Intraday and Scheduled Runs
Ad-Hoc Risk Requests
Traders can submit ad-hoc reports at any time. These are instantiated as single-Run Batches with high priority and execute against a snapshot of current market data. Results are returned to the requesting UI session.
Scheduled Runs
Runs can be scheduled to run at predefined times (e.g. AM Flash P&L at 08:00, PM Flash at 16:00, EOD batch at 18:30). The schedule is configured per Run Configuration and per environment.
Rules-Based Run Triggers
Runs may be triggered automatically when a monitored condition is breached:
- Throughput Panic: Triggered when the number of transactions in a currency pair over a rolling window exceeds a configured threshold.
- Amount Breach: Triggered when a notional amount exceeds a limit.
- Market Data Move: Triggered when spot or vol moves by more than a configured threshold.
Triggered runs are recorded with a timestamp and the triggering event, creating an audit trail.
Credit Exposure Grid Points
For credit exposure computation the engine has additional structure: future scenarios are simulated at a set of grid points (future dates), and trade MtMs are computed at each grid point for each scenario.
- Grid Point: A specific future date at which the portfolio value is simulated under each Monte Carlo scenario.
- Scenario: A realisation of all market variables (spots, rates, vols) at a future grid point.
Aggregation across scenarios at each grid point yields an MtM distribution; the 95th percentile of that distribution is the Credit Line Utilisation (CLU) contribution from that grid point.
Two aggregation modes:
- Full Aggregation: Complete re-simulation and re-aggregation of the entire counterparty portfolio.
- Gross Add-On: An incremental mechanism to handle intraday trades without re-running a full aggregation.
\[\text{Uncollateralised CLU} = \text{MC 95th pct} + \text{SCA Max Shift} + \text{Trade Overwrites} + \text{Gross Add-On}\]
Tokenisation
Inputs to Computation Definitions may be tokens — symbolic references to data that does not exist at definition time but will be resolved at run instantiation. Examples:
TODAY_EOD_CUTresolves to the specific versioned market data snapshot signed off for today's EOD.ACTIVE_BOOKS(BRANCH_LONDON)resolves to the current set of trading books for the London branch.
Tokenisation decouples the definition (written once, reused daily) from the runtime inputs (resolved fresh each time the run executes). The Tokenisation Table in the persistent store records the mapping from token to resolved value for each Run instance, ensuring reproducibility.
Reproducibility and Auditability
A key requirement is that any Computation Run instance can be re-run and produce the same output. This requires:
- All inputs (market data snapshots, trade population snapshots, model configuration) to be version-stamped and immutable once captured.
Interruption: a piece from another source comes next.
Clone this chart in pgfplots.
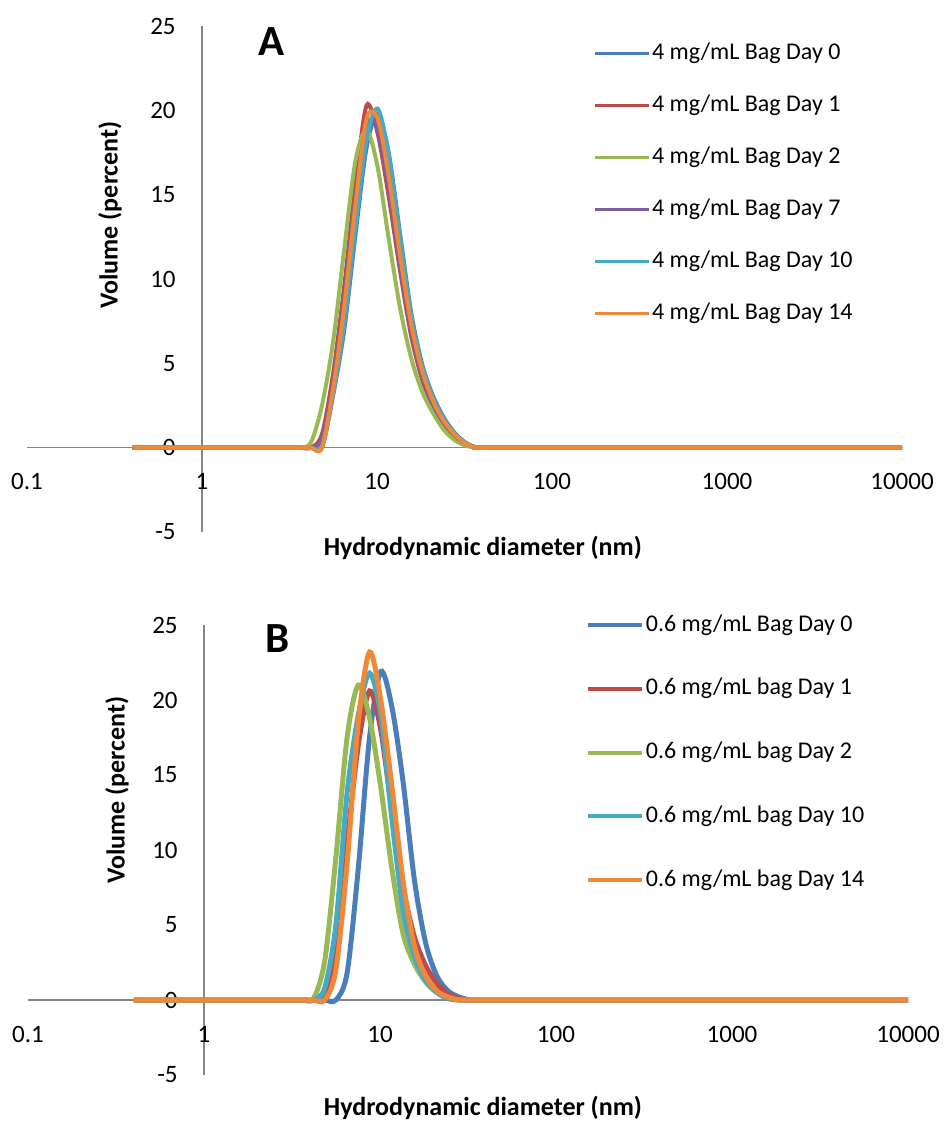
\documentclass[border=0pt]{standalone}
\usepackage{fontspec}
\setmainfont{Carlito}
\usepackage{pgfplots}
\usepackage{pgfplotstable}
\pgfplotsset{compat=1.18}

\definecolor{xlblue}{HTML}{4A7EBB}
\definecolor{xlred}{HTML}{BE4B48}
\definecolor{xlgreen}{HTML}{98B954}
\definecolor{xlpurple}{HTML}{7D60A0}
\definecolor{xlcyan}{HTML}{46AAC5}
\definecolor{xlorange}{HTML}{F0883A}
\definecolor{axisgray}{HTML}{868686}

% volume distributions, 4 mg/mL bag (size in nm, percent)
\pgfplotstableread{
size   d0    d1    d2    d7    d10   d14
0.4    0     0     0     0     0     0
2.696  0     0     0     0     0     0
3.122  0     0     0     0     0     0
3.615  0     0     0     0     0     0
4.187  0     0     0.3   0     0     0
4.849  0     0.8   2.5   0.5   0.1   0
5.615  3.1   4.4   6.3   3.9   3.2   3.5
6.503  7.0   9.6   11.8  8.9   7.4   8.4
7.531  12.6  15.6  17.0  14.8  13.1  14.4
8.721  17.8  20.3  18.85 19.2  18.3  19.5
10.10  19.8  18.6  16.6  18.8  20.1  19.5
11.70  17.4  14.8  12.3  15.3  17.3  16.0
13.54  12.7  10.5  8.3   10.8  12.5  11.4
15.69  8.0   6.6   5.3   6.9   7.8   7.3
18.17  4.9   4.0   3.3   4.2   4.8   4.5
21.04  3.0   2.4   2.0   2.5   2.9   2.7
24.36  1.7   1.3   1.0   1.4   1.6   1.5
28.21  0.8   0.6   0.4   0.65  0.75  0.7
32.67  0.25  0.15  0.1   0.2   0.2   0.2
37.84  0     0     0     0     0     0
43.82  0     0     0     0     0     0
50.75  0     0     0     0     0     0
10000  0     0     0     0     0     0
}\bagA

% volume distributions, 0.6 mg/mL bag
\pgfplotstableread{
size   d0    d1    d2    d10   d14
0.4    0     0     0     0     0
2.696  0     0     0     0     0
3.122  0     0     0     0     0
3.615  0     0     0     0     0
4.187  0     0     0.1   0     0
4.849  0     0.3   2.6   0.8   0
5.615  0     3.5   9.5   5.0   2.0
6.503  1.8   10.5  17.5  13.8  9.1
7.531  8.8   17.0  21.0  19.0  18.5
8.721  17.5  20.6  18.8  21.8  23.2
10.10  21.9  18.0  14.2  19.0  20.0
11.70  19.5  12.5  8.7   12.0  14.2
13.54  14.5  7.5   4.4   6.0   7.9
15.69  8.0   4.2   2.4   2.9   3.6
18.17  3.8   2.3   1.2   1.3   1.6
21.04  1.6   1.1   0.5   0.5   0.6
24.36  0.6   0.4   0.1   0.1   0.2
28.21  0.2   0.1   0     0     0
32.67  0     0     0     0     0
37.84  0     0     0     0     0
43.82  0     0     0     0     0
10000  0     0     0     0     0
}\bagB

\begin{document}
\begin{tikzpicture}
\useasboundingbox (0,0) rectangle (471.5pt,-562.5pt);

% ---------- A ----------
\begin{axis}[
  scale only axis,
  at={(13.5pt,-266pt)}, anchor=south west,
  width=437.5pt, height=253pt,
  xmode=log,
  xmin=0.1, xmax=10000,
  ymin=-5, ymax=25,
  axis x line=middle,
  axis y line=middle,
  axis line style={draw=axisgray, line width=0.75pt, -},
  xtick={0.1,1,10,100,1000,10000},
  xticklabels={0.1,1,10,100,1000,10000},
  ytick={-5,0,5,10,15,20,25},
  major tick length=0pt,
  minor tick length=0pt,
  hide obscured x ticks=false,
  hide obscured y ticks=false,
  /pgf/number format/assume math mode=true,
  tick label style={font=\fontsize{12.5}{14}\selectfont, text=black, inner sep=0pt},
  xticklabel style={anchor=center, yshift=-17pt},
  yticklabel style={anchor=east, xshift=-13pt},
  clip=false,
  every axis plot/.append style={smooth, line width=2pt},
  legend cell align=left,
  legend image code/.code={\draw[#1, line width=1.5pt] (0pt,0pt) -- (27pt,0pt);},
  legend style={draw=none, fill=none, inner sep=0pt, outer sep=0pt,
    at={(axis description cs:0.6469,0.9743)}, anchor=north west,
    font=\fontsize{12}{14}\selectfont, row sep=12pt,
    nodes={inner sep=1pt, text height=9pt, text depth=3pt}},
]
\addplot[xlblue]   table[x=size, y=d0]  {\bagA};
\addplot[xlred]    table[x=size, y=d1]  {\bagA};
\addplot[xlgreen]  table[x=size, y=d2]  {\bagA};
\addplot[xlpurple] table[x=size, y=d7]  {\bagA};
\addplot[xlcyan]   table[x=size, y=d10] {\bagA};
\addplot[xlorange] table[x=size, y=d14] {\bagA};
\legend{4 mg/mL Bag Day 0, 4 mg/mL Bag Day 1, 4 mg/mL Bag Day 2,
        4 mg/mL Bag Day 7, 4 mg/mL Bag Day 10, 4 mg/mL Bag Day 14}
\node[font=\fontsize{21.5}{24}\bfseries] at (axis description cs:0.2789,0.970) {A};
\node[font=\fontsize{13}{15}\bfseries] at (axis description cs:0.521,-0.0316) {Hydrodynamic diameter (nm)};
\node[font=\fontsize{13}{15}\bfseries, rotate=90] at (axis description cs:0.0949,0.6265) {Volume (percent)};
\end{axis}

% ---------- B ----------
\begin{axis}[
  scale only axis,
  at={(14pt,-537.5pt)}, anchor=south west,
  width=440pt, height=225pt,
  xmode=log,
  xmin=0.1, xmax=10000,
  ymin=-5, ymax=25,
  axis x line=middle,
  axis y line=middle,
  axis line style={draw=axisgray, line width=0.75pt, -},
  xtick={0.1,1,10,100,1000,10000},
  xticklabels={0.1,1,10,100,1000,10000},
  ytick={-5,0,5,10,15,20,25},
  major tick length=0pt,
  minor tick length=0pt,
  hide obscured x ticks=false,
  hide obscured y ticks=false,
  /pgf/number format/assume math mode=true,
  tick label style={font=\fontsize{12.5}{14}\selectfont, text=black, inner sep=0pt},
  xticklabel style={anchor=center, yshift=-17pt},
  yticklabel style={anchor=east, xshift=-13pt},
  clip=false,
  every axis plot/.append style={smooth, line width=2.5pt},
  legend cell align=left,
  legend image code/.code={\draw[#1, line width=2pt] (0pt,0pt) -- (27pt,0pt);},
  legend style={draw=none, fill=none, inner sep=0pt, outer sep=0pt,
    at={(axis description cs:0.634,1.031)}, anchor=north west,
    font=\fontsize{12}{14}\selectfont, row sep=17.9pt,
    nodes={inner sep=1pt, text height=9pt, text depth=3pt}},
]
\addplot[xlblue]   table[x=size, y=d0]  {\bagB};
\addplot[xlred]    table[x=size, y=d1]  {\bagB};
\addplot[xlgreen]  table[x=size, y=d2]  {\bagB};
\addplot[xlcyan]   table[x=size, y=d10] {\bagB};
\addplot[xlorange] table[x=size, y=d14] {\bagB};
\legend{0.6 mg/mL Bag Day 0, 0.6 mg/mL bag Day 1, 0.6 mg/mL bag Day 2,
        0.6 mg/mL bag Day 10, 0.6 mg/mL bag Day 14}
\node[font=\fontsize{21.5}{24}\bfseries] at (axis description cs:0.284,0.969) {B};
\node[font=\fontsize{13}{15}\bfseries] at (axis description cs:0.517,-0.0733) {Hydrodynamic diameter (nm)};
\node[font=\fontsize{13}{15}\bfseries, rotate=90] at (axis description cs:0.1011,0.633) {Volume (percent)};
\end{axis}
\end{tikzpicture}
\end{document}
- Resolved token values to be persisted alongside the Run record.
- The Risk Engine version used to be recorded on the Run.
- Results to be stored and queryable independently of whether the original run is still executing.
Finance and Risk use this audit trail to reproduce EOD valuations, investigate P&L discrepancies, and respond to regulatory queries.
ORE Studio: ORE's ore.xml together with the market data and trade
population XML files constitute the full reproducible input set. ORE Studio
must snapshot these at each analytics run and store them alongside the results
for auditability.